Wednesday, July 29, 2009
As I have stated before, these guys work like ants, going up and down those ladders all day in the hot, humid sun. The 100 LB buckets of cement on their heads, padded only by a hat made from the cement bags, it is an amazing sight to watch. Each guy, of a 15-20 person crew, probably transports two tons of cement up those ladders during the course of a day.
Thursday, July 23, 2009
After searching multiple sites, I came across this company that makes mosquito netting (http://www.mosquitocurtains.com/) that it is only there when you need it, so you don't need to have a permanently screened-in patio. The netting is attached by Velcro or can be installed in tracks, which allows it to be moved or removed when you don't need it. The pricing doesn't seem too out of line, either.

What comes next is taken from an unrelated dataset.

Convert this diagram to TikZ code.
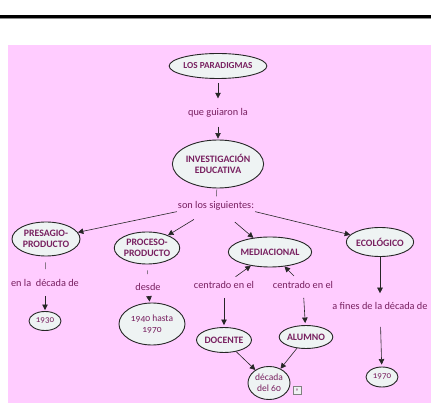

The white netting gives a classic look to a patio space but only has a 80% see-thru visibility while the black netting has a 96% visibility. It also comes in a standard or heavyweight mesh. There are good how-to videos are also on the site. It will give me some options for our patio.
Wednesday, July 22, 2009
Kevlar Fabric Panel
Monday, July 13, 2009
Our soon to be view from our living room couch
Tuesday, July 7, 2009
Looking back to the living room, from the pool and cistern
The west side of the house
The doors leading to the patio from the living room are set for a 6ft 8in door, and we have since changed that to an eight foot French door. The bathroom windows also need to be changed to high level windows, because I don't think Mischelle would like windows in the shower that start at waist high.
John is sending out the order for his windows this week, so I am looking forward to seeing the pricing info that he received from WinDor. Hopefully these will be the quality windows we were looking for.
Friday, July 3, 2009
So, while John was here, we went to a couple of window manufacturers, a couple of window distributors and a home improvement store.

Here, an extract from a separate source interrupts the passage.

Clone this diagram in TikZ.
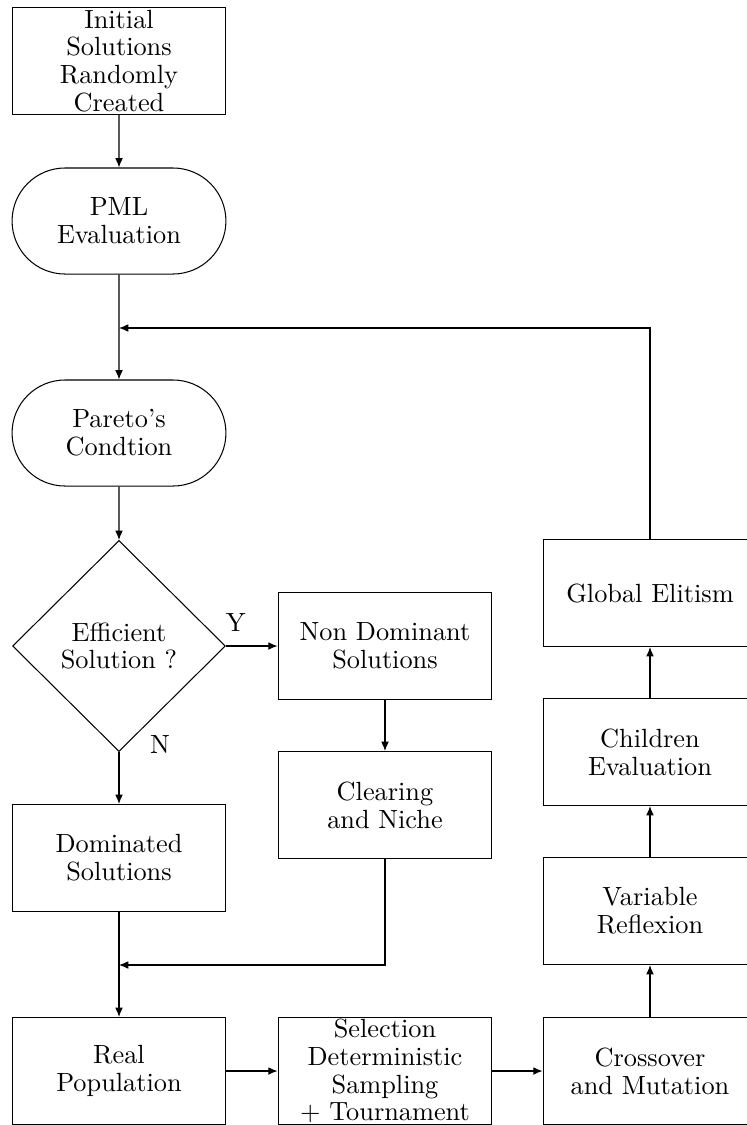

At the home improvement store, John was blown away at the prices of the windows and granite counters. The windows were one third the cost of Belize, with US standards. Same with the glass sliding doors. Two by ten foot granite counters, with bull nosed edging, for between $150-$250 each. John estimates that same granite counter would be a thousand dollars or more, in Belize. Same with the bathroom counters. John has estimated that with shipping and duties, he can still bring the windows and granite into Belize cheaper than he can buy it there, with much better quality.
Next, we went to a electronics wholesaler, where John was able to pick up all his security equipment in one stop, also at a huge discount. Unlike Belize, you can do one stop shopping here in the States. John figured that the money he has saved, on just the items he needed to buy, has paid for his whole trip.
The next stop was the window manufacturing plant. WinDor (www.windor.com) custom makes every window, so there are no extra charges for odd sizes. The quality was far superior to anything we have seen so far and the prices were the same as the windows he was getting from Spanish Lookout. And, they can make the 8 ft French doors that I am looking to install in the living room. I was very impressed with their displays and they even gave us a tour of the manufacturing facilities behind the showroom. A very clean, modern, well run manufacturing plant. John is planning to order all the windows for his house to see how much the shipping and duties will add to the final price of the windows, and if it is a reasonable alternative to offer his clients. He seems to think that with the quality and price, even with the duties, it would be worth it to purchase them here, in LA.
From there it was off for a liquid lunch at a local sports bar. John got to enjoy a cold Guinness, on tap. I enjoyed a real nice lager from the tap. Something you can't get in Belize. We discussed what we had seen and where we going to go next. This is where a kid in a candy store begins.
Our next stop was Pacific Sales, a wholesale seller of kitchen, bath, TV's and appliances.
John and Mischelle at Pacific Sales
John was drooling soon after entering the store. Of course, the first things you see as you enter the store is the TV's. Plasma's, LCD's, large and small. Prices were also pretty unbelieveable. The prices for TV's has dropped so much, it's almost worth it to pick up a spare TV. After prying John out of the TV area, we entered the kitchen appliance area. Again, so much to choose from. Stovetops were the main items we looked at, with over 50 different types on the showroom floor. The prices varied widely but there were some excellent bargains, especially with the holiday so close. Some of the items were up to 70% off. Mischelle and I are thinking of going back this weekend to purchase some things for our home, even if we do end up paying shipping and duties, because the prices are so good.
After spending an hour at Pacific Sales, it was back to seal the deal on John's electronic equipment, then off to dinner. We went to a nice steak place, figuring John doesn't get to have a good steak very often. We had a wonderful dinner, then dropped John off at the Bicycle Club casino so he and his friend could play cards.
It had been a long day, but we got a lot accomplished. We found a window and door supplier, picked out our kitchen appliances and had a good conversation with our contractor about the status of our home.